■ **EXERCISE DESCRIPTION**: Only the lines from the top of the records below through the line containing "ctx.fillText(close, startX + wMain, 687);" should be printed, exactly and without pictures.

■ **DATA SUPPLIED**:
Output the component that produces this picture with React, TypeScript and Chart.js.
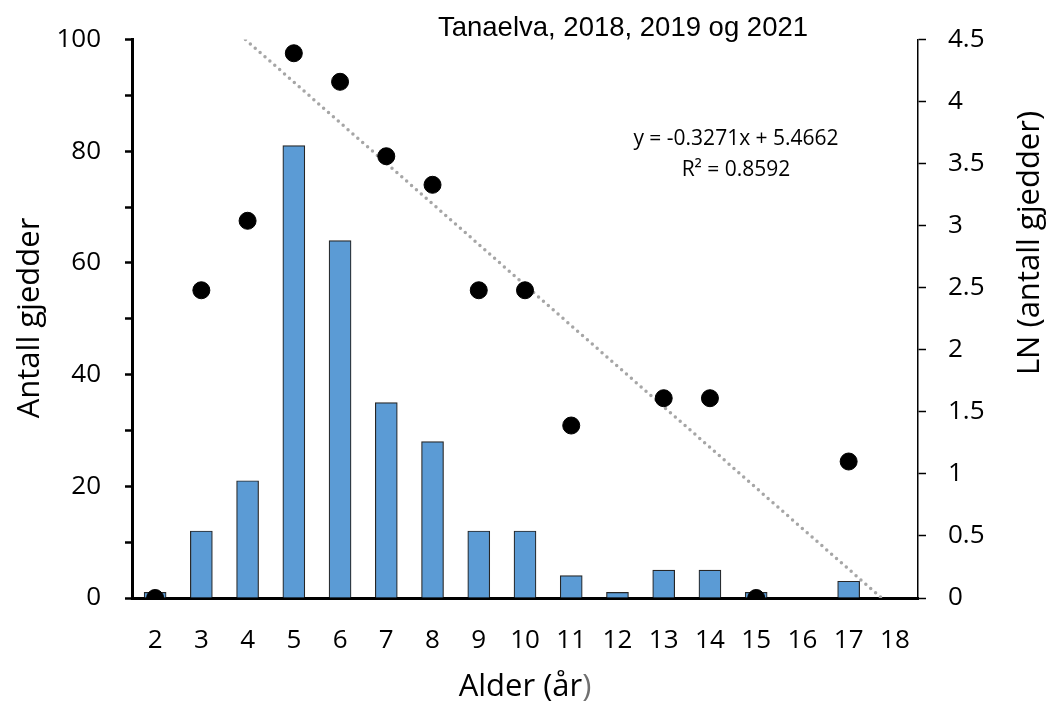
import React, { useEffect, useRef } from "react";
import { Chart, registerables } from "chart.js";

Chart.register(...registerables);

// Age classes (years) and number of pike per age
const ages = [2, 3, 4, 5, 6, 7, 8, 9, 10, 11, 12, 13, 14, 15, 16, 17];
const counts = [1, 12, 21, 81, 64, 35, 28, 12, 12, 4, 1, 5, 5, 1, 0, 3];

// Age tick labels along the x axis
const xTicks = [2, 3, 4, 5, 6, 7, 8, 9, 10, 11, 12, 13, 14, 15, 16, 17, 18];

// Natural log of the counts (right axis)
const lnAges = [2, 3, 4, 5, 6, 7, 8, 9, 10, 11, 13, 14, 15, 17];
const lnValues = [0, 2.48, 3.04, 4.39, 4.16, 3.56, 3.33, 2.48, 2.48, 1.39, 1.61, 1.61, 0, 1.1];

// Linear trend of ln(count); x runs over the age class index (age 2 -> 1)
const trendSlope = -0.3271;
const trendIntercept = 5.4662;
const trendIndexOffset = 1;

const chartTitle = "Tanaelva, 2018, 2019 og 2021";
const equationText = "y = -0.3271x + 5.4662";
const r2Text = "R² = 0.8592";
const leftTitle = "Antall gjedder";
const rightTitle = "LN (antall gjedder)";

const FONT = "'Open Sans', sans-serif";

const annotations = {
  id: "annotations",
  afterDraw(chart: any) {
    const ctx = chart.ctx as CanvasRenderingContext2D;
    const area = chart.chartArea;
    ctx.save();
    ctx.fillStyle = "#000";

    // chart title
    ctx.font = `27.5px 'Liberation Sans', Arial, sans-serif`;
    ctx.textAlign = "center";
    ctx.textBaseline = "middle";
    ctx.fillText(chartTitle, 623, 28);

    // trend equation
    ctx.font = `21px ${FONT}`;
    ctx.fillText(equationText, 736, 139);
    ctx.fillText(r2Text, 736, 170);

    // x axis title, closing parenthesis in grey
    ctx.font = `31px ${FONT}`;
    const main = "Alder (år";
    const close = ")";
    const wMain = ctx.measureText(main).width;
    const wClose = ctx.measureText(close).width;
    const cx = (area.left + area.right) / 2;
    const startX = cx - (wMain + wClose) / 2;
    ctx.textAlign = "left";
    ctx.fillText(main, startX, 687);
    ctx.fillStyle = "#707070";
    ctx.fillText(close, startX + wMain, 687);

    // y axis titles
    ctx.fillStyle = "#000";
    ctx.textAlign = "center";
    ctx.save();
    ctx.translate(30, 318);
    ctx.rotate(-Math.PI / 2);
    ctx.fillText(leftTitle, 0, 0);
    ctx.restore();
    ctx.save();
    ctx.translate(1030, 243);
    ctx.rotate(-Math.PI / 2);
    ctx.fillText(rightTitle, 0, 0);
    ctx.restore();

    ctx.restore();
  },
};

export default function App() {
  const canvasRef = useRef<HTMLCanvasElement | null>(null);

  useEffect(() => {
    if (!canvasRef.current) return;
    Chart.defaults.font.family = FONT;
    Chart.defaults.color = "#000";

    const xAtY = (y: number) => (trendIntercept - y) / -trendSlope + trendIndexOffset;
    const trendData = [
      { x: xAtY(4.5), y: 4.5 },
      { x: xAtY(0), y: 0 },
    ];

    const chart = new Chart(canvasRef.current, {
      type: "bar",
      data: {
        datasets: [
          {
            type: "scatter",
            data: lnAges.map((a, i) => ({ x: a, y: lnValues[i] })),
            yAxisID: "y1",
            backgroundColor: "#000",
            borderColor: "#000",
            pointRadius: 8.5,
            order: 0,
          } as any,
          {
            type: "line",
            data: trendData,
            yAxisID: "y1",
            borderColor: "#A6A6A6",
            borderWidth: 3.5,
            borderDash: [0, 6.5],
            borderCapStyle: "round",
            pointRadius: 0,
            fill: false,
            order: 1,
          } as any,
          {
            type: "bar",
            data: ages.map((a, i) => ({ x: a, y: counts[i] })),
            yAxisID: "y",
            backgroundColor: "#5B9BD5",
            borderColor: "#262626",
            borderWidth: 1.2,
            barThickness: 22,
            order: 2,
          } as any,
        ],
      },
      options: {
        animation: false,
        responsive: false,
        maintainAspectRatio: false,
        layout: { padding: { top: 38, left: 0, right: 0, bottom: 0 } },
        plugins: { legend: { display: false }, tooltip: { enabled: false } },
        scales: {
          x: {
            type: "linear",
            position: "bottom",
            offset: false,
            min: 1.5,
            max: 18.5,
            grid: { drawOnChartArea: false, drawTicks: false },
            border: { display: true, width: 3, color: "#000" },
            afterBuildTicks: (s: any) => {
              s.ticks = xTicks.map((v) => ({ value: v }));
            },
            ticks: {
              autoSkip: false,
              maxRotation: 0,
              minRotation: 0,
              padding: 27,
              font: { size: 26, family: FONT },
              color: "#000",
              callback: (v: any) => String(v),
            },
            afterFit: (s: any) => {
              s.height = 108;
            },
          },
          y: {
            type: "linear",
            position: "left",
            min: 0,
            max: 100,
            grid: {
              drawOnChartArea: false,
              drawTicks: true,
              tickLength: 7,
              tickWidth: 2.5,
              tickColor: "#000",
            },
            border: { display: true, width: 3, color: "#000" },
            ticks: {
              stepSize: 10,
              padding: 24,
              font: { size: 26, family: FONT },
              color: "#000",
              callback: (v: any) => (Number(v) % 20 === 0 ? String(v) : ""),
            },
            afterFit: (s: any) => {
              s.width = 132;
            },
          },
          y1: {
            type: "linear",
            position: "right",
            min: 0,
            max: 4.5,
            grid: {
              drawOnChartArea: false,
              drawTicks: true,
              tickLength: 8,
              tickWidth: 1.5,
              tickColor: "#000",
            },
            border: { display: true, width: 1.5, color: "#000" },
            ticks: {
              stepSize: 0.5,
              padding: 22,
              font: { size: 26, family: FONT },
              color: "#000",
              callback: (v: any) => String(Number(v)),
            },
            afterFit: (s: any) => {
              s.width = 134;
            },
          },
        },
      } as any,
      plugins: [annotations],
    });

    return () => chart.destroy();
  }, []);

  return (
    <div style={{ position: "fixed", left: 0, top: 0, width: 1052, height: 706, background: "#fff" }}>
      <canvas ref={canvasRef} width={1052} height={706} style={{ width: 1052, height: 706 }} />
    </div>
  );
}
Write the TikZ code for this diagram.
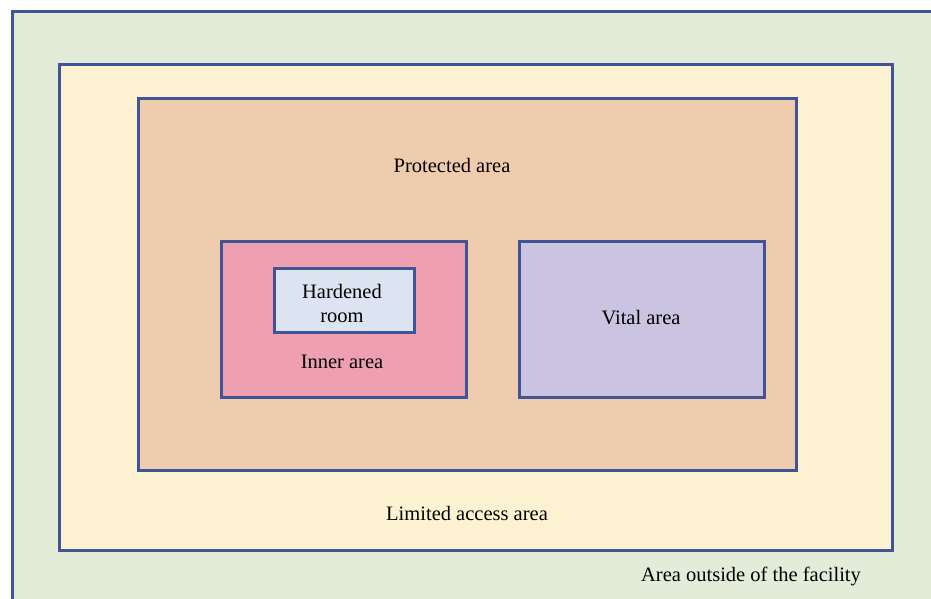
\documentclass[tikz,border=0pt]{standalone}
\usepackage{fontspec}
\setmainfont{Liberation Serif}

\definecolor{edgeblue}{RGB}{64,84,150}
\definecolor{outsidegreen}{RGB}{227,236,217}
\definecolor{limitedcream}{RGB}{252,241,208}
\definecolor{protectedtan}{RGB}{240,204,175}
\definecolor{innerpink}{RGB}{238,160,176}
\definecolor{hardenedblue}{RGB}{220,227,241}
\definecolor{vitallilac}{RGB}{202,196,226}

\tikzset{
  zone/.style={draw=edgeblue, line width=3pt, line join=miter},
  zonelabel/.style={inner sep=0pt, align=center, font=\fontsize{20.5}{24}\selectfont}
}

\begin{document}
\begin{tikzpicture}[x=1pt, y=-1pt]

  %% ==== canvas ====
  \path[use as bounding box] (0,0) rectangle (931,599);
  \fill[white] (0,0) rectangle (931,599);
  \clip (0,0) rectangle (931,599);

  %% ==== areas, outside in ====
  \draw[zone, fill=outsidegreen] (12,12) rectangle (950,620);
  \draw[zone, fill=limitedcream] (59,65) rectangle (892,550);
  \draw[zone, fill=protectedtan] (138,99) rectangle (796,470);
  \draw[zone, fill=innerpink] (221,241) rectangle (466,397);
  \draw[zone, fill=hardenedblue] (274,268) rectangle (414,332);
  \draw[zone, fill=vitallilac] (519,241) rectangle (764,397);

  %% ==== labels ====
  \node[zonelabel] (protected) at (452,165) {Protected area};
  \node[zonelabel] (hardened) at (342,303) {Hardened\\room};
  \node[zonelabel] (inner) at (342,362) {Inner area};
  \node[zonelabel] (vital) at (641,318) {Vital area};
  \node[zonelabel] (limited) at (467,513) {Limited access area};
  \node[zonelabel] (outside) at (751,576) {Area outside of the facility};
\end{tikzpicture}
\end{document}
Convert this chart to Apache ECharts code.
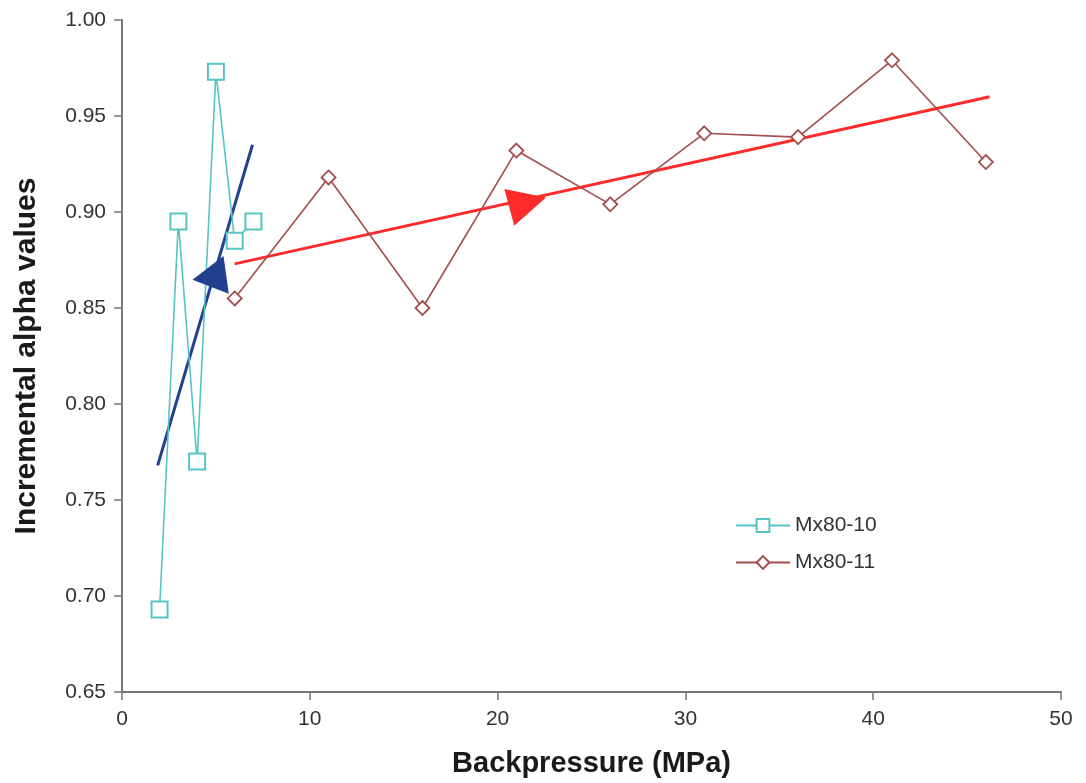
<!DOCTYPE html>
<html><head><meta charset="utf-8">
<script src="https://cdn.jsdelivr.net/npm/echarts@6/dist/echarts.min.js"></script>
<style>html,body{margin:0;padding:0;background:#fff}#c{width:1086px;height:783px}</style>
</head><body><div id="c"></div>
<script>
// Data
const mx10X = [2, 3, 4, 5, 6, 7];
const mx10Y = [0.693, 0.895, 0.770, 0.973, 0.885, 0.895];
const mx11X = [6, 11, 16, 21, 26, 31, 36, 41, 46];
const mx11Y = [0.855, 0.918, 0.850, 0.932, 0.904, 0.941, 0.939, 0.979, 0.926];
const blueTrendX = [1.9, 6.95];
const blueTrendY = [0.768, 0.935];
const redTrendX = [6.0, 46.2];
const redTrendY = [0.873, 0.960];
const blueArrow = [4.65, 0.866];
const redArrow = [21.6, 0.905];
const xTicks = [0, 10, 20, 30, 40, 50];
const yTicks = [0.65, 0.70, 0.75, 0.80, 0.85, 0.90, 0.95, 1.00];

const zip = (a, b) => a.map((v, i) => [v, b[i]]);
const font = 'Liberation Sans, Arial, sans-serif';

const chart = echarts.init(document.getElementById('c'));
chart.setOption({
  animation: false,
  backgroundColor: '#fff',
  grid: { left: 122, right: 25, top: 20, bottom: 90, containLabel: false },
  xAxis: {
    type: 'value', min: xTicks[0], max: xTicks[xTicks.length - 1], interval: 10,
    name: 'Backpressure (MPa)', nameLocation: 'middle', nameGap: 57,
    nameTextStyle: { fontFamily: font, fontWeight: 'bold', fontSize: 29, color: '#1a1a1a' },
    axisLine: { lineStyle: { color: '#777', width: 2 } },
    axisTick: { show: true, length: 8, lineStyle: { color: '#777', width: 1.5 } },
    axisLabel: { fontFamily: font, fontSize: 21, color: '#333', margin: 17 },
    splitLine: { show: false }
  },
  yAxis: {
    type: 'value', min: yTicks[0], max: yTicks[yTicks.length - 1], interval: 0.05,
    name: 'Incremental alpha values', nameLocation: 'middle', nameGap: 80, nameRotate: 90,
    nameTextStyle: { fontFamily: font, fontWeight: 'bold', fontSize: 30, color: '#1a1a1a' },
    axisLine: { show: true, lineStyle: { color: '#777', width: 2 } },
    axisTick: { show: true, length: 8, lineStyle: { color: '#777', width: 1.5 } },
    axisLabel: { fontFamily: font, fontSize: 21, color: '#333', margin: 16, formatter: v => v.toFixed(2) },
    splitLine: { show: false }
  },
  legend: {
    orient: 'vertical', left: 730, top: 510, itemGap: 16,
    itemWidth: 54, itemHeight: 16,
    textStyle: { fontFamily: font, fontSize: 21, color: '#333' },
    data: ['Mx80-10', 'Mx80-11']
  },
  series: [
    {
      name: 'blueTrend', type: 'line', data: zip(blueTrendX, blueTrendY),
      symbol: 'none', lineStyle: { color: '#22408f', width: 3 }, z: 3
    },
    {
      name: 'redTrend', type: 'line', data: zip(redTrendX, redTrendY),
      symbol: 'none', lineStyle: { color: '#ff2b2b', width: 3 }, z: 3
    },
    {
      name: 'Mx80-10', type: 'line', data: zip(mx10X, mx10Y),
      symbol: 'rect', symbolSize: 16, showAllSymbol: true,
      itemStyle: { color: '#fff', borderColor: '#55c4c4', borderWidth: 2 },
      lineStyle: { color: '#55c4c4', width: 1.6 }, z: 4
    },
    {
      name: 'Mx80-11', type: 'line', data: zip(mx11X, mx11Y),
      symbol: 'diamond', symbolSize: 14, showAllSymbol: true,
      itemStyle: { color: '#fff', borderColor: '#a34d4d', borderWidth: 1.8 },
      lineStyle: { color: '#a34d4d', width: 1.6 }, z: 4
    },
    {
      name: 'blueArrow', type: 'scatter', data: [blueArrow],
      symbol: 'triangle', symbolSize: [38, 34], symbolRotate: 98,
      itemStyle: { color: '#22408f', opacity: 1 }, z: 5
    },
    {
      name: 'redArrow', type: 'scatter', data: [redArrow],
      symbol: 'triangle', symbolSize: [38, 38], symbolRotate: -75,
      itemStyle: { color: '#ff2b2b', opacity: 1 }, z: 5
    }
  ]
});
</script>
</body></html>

■ **COMPLETE OUTPUT**:
Output the component that produces this picture with React, TypeScript and Chart.js.
import React, { useEffect, useRef } from "react";
import { Chart, registerables } from "chart.js";

Chart.register(...registerables);

// Age classes (years) and number of pike per age
const ages = [2, 3, 4, 5, 6, 7, 8, 9, 10, 11, 12, 13, 14, 15, 16, 17];
const counts = [1, 12, 21, 81, 64, 35, 28, 12, 12, 4, 1, 5, 5, 1, 0, 3];

// Age tick labels along the x axis
const xTicks = [2, 3, 4, 5, 6, 7, 8, 9, 10, 11, 12, 13, 14, 15, 16, 17, 18];

// Natural log of the counts (right axis)
const lnAges = [2, 3, 4, 5, 6, 7, 8, 9, 10, 11, 13, 14, 15, 17];
const lnValues = [0, 2.48, 3.04, 4.39, 4.16, 3.56, 3.33, 2.48, 2.48, 1.39, 1.61, 1.61, 0, 1.1];

// Linear trend of ln(count); x runs over the age class index (age 2 -> 1)
const trendSlope = -0.3271;
const trendIntercept = 5.4662;
const trendIndexOffset = 1;

const chartTitle = "Tanaelva, 2018, 2019 og 2021";
const equationText = "y = -0.3271x + 5.4662";
const r2Text = "R² = 0.8592";
const leftTitle = "Antall gjedder";
const rightTitle = "LN (antall gjedder)";

const FONT = "'Open Sans', sans-serif";

const annotations = {
  id: "annotations",
  afterDraw(chart: any) {
    const ctx = chart.ctx as CanvasRenderingContext2D;
    const area = chart.chartArea;
    ctx.save();
    ctx.fillStyle = "#000";

    // chart title
    ctx.font = `27.5px 'Liberation Sans', Arial, sans-serif`;
    ctx.textAlign = "center";
    ctx.textBaseline = "middle";
    ctx.fillText(chartTitle, 623, 28);

    // trend equation
    ctx.font = `21px ${FONT}`;
    ctx.fillText(equationText, 736, 139);
    ctx.fillText(r2Text, 736, 170);

    // x axis title, closing parenthesis in grey
    ctx.font = `31px ${FONT}`;
    const main = "Alder (år";
    const close = ")";
    const wMain = ctx.measureText(main).width;
    const wClose = ctx.measureText(close).width;
    const cx = (area.left + area.right) / 2;
    const startX = cx - (wMain + wClose) / 2;
    ctx.textAlign = "left";
    ctx.fillText(main, startX, 687);
    ctx.fillStyle = "#707070";
    ctx.fillText(close, startX + wMain, 687);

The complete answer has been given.